Gold prices reached a new all-time high of $3,060 per ounce on Thursday and are likely to touch new historical highs in the following days. Gold prices are trading in overbought territory but remain bullish, driven by geopolitical uncertainty and trade war concerns.
Uncertainty over US President Donald Trump’s future policies and trade tariffs promotes a risk-averse sentiment that boosts safe-haven assets. Concerns that Trump’s trade policies may ignite global trading wars are raising the appeal of safe-haven assets, such as gold. Trump’s tariffs are likely to raise global inflation and lower the economic outlook, thus promoting a risk-averse sentiment. Trump’s economic policies are raising concerns that the US economic growth may slow down. Many analysts are already expressing concerns that the US will enter a recession.
On Thursday, Trump announced that he will postpone tariffs for automobile parts. According to Reuters, automobiles will be subject to the 25% tariff after April 2, but tariffs on automobile parts will be delayed for up to a month.

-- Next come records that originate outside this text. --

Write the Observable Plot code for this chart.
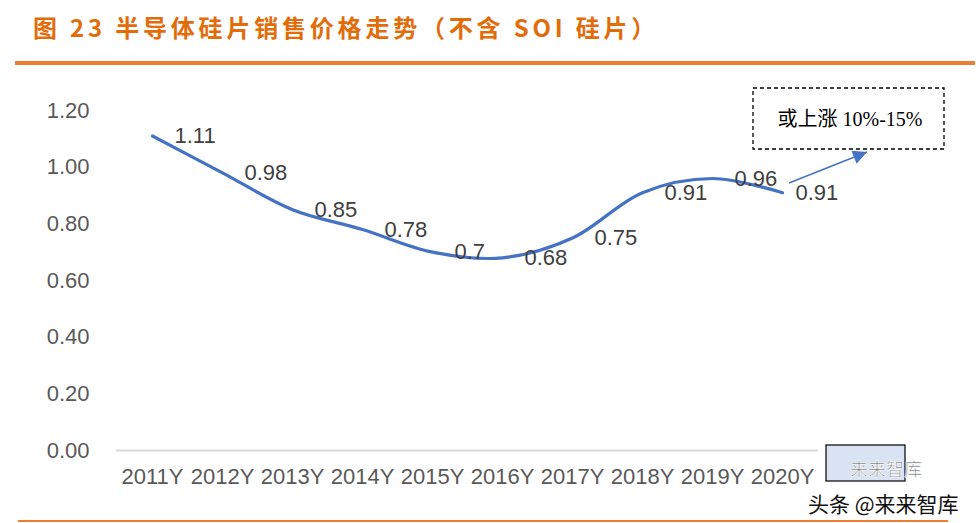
<!DOCTYPE html>
<html>
<head>
<meta charset="utf-8">
<script src="https://cdn.jsdelivr.net/npm/d3@7"></script>
<script src="https://cdn.jsdelivr.net/npm/@observablehq/plot@0.6"></script>
<style>
  html, body { margin: 0; padding: 0; background: #fff; }
  #wrap { position: relative; width: 976px; height: 523px; overflow: hidden; background: #fff; }
  #title { position: absolute; left: 33px; top: 10px; font-family: "Noto Sans CJK SC", sans-serif; font-weight: 700; font-size: 24px; letter-spacing: 3.8px; color: #E36C0A; white-space: pre; line-height: 34px; }
  #topline { position: absolute; left: 15px; top: 61px; width: 960px; height: 4px; background: #ED7D31; }
  #botline { position: absolute; left: 18px; top: 520px; width: 930px; height: 2px; background: #ED7D31; }
  #chart { position: absolute; left: 0; top: 0; }
  #overlay { position: absolute; left: 0; top: 0; pointer-events: none; }
</style>
</head>
<body>
<div id="wrap">
  <div id="title"></div>
  <div id="topline"></div>
  <div id="chart"></div>
  <svg id="overlay" width="976" height="523"></svg>
  <div id="botline"></div>
</div>
<script>
const titleText = "图 23 半导体硅片销售价格走势（不含 SOI 硅片）";
const years = ["2011Y","2012Y","2013Y","2014Y","2015Y","2016Y","2017Y","2018Y","2019Y","2020Y"];
const prices = [1.11, 0.98, 0.85, 0.78, 0.70, 0.68, 0.75, 0.91, 0.96, 0.91];
const priceLabels = ["1.11","0.98","0.85","0.78","0.7","0.68","0.75","0.91","0.96","0.91"];
const yTicks = [0, 0.2, 0.4, 0.6, 0.8, 1.0, 1.2];
const noteText = "或上涨 10%-15%";
const watermarkMain = "头条 @来来智库";
const watermarkSub = "来来智库";

document.getElementById("title").textContent = titleText;

const data = years.map((y, i) => ({year: y, price: prices[i], label: priceLabels[i], last: i === years.length - 1}));

const chart = Plot.plot({
  width: 976,
  height: 523,
  marginLeft: 116,
  marginRight: 158,
  marginTop: 110,
  marginBottom: 73,
  x: {type: "point", domain: years, padding: 0.5, tickSize: 0, tickPadding: 18, label: null},
  y: {domain: [0, 1.2], ticks: yTicks, tickFormat: ".2f", tickSize: 0, tickPadding: 27, label: null},
  style: {fontFamily: "'Liberation Sans', Arial, sans-serif", fontSize: "22px", color: "#595959", background: "transparent"},
  marks: [
    Plot.ruleY([0], {stroke: "#D9D9D9", strokeWidth: 2}),
    Plot.line(data, {x: "year", y: "price", curve: "catmull-rom", stroke: "#4472C4", strokeWidth: 3.2}),
    Plot.text(data.filter(d => !d.last), {x: "year", y: "price", text: "label", textAnchor: "start", dx: 22, fill: "#404040", fontSize: 22}),
    Plot.text(data.filter(d => d.last), {x: "year", y: "price", text: "label", textAnchor: "start", dx: 13, fill: "#404040", fontSize: 22})
  ]
});
document.getElementById("chart").appendChild(chart);

// annotations
const ov = d3.select("#overlay");
const defs = ov.append("defs");
defs.append("marker").attr("id", "ah").attr("viewBox", "0 0 10 10").attr("refX", 10).attr("refY", 5)
  .attr("markerWidth", 18).attr("markerHeight", 14).attr("markerUnits", "userSpaceOnUse").attr("orient", "auto")
  .append("path").attr("d", "M0,0 L10,5 L0,10 Z").attr("fill", "#4472C4");

ov.append("line").attr("x1", 789).attr("y1", 183).attr("x2", 867).attr("y2", 152)
  .attr("stroke", "#4472C4").attr("stroke-width", 1.5).attr("marker-end", "url(#ah)");

ov.append("rect").attr("x", 753).attr("y", 88).attr("width", 191).attr("height", 61)
  .attr("fill", "#fff").attr("stroke", "#000").attr("stroke-width", 1.3).attr("stroke-dasharray", "4,3");
ov.append("text").attr("x", 850).attr("y", 121).attr("text-anchor", "middle").attr("dominant-baseline", "middle")
  .attr("font-family", "'Liberation Serif', 'Noto Sans CJK SC', serif").attr("font-size", 20).attr("fill", "#000")
  .text(noteText);

ov.append("rect").attr("x", 826).attr("y", 445).attr("width", 79).attr("height", 36)
  .attr("fill", "#DAE3F3").attr("stroke", "#000").attr("stroke-width", 1.2);

ov.append("text").attr("x", 850).attr("y", 476)
  .attr("font-family", "'Noto Sans CJK SC', sans-serif").attr("font-size", 18).attr("fill", "#777")
  .attr("stroke", "#fff").attr("stroke-width", 0.6).text(watermarkSub);
ov.append("text").attr("x", 808).attr("y", 512)
  .attr("font-family", "'Noto Sans CJK SC', sans-serif").attr("font-size", 21).attr("fill", "#111")
  .attr("stroke", "#fff").attr("stroke-width", 0.8).attr("paint-order", "stroke").text(watermarkMain);
</script>
</body>
</html>
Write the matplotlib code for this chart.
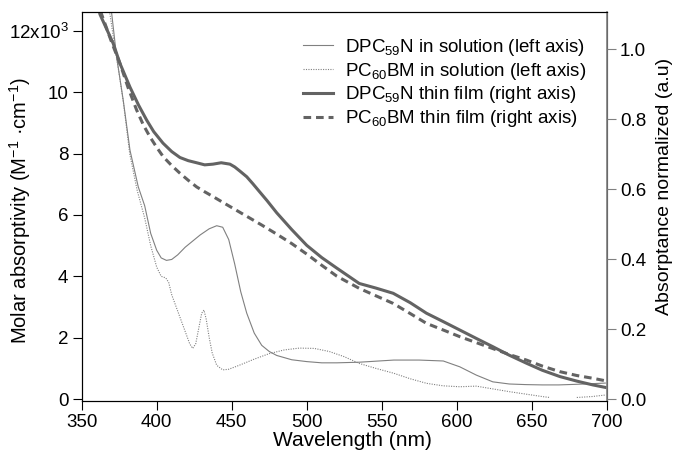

Gold prices have typically been directed by the dollar’s movement, as the competing gold typically loses appeal as an investment when the dollar rises. The dollar edged lower on Thursday, and the index dipped from 104.5 to 104.3. U.S. Treasury yields edged higher, with the US 10-year bond yield rising from 4.35% to 4.38%.
Gold prices are supported by rising Fed rate cut expectations. The US Federal Reserve kept interest rates unchanged at its policy meeting in March. FOMC policymakers voted unanimously to maintain the federal funds rate to a target range of 4.25% to 4.50%.
The Fed, however, updated its “dot plot”, which is a summary of the central bank’s economic projections and reflects the central bank’s rate outlook. The latest FOMC dot plot indicates that policymakers expect to deliver approximately two more rate cuts this year of 25 basis points each, raising market expectations of future rate cuts. Markets are pricing in two more rate cuts this year, with the first rate cut in June, while a third rate cut is also considered possible.
Fed Chair Jerome Powell delivered a hawkish message after the policy meeting, stating that the central bank is not in a hurry to lower interest rates. Powell cited economic instability and elevated inflation risks due to trade tariffs as the reasons behind the Fed’s decision to keep interest rates steady.
Geopolitical instability is raising the appeal of safe-haven assets such as gold. Hostilities in the Gaza area have been resumed, breaking the ceasefire deal between Israel and Hamas, boosting gold prices. Meanwhile, Russian President Vladimir Putin agreed to a ceasefire deal with Ukraine that involves attacks on each other’s energy infrastructure for 30 days.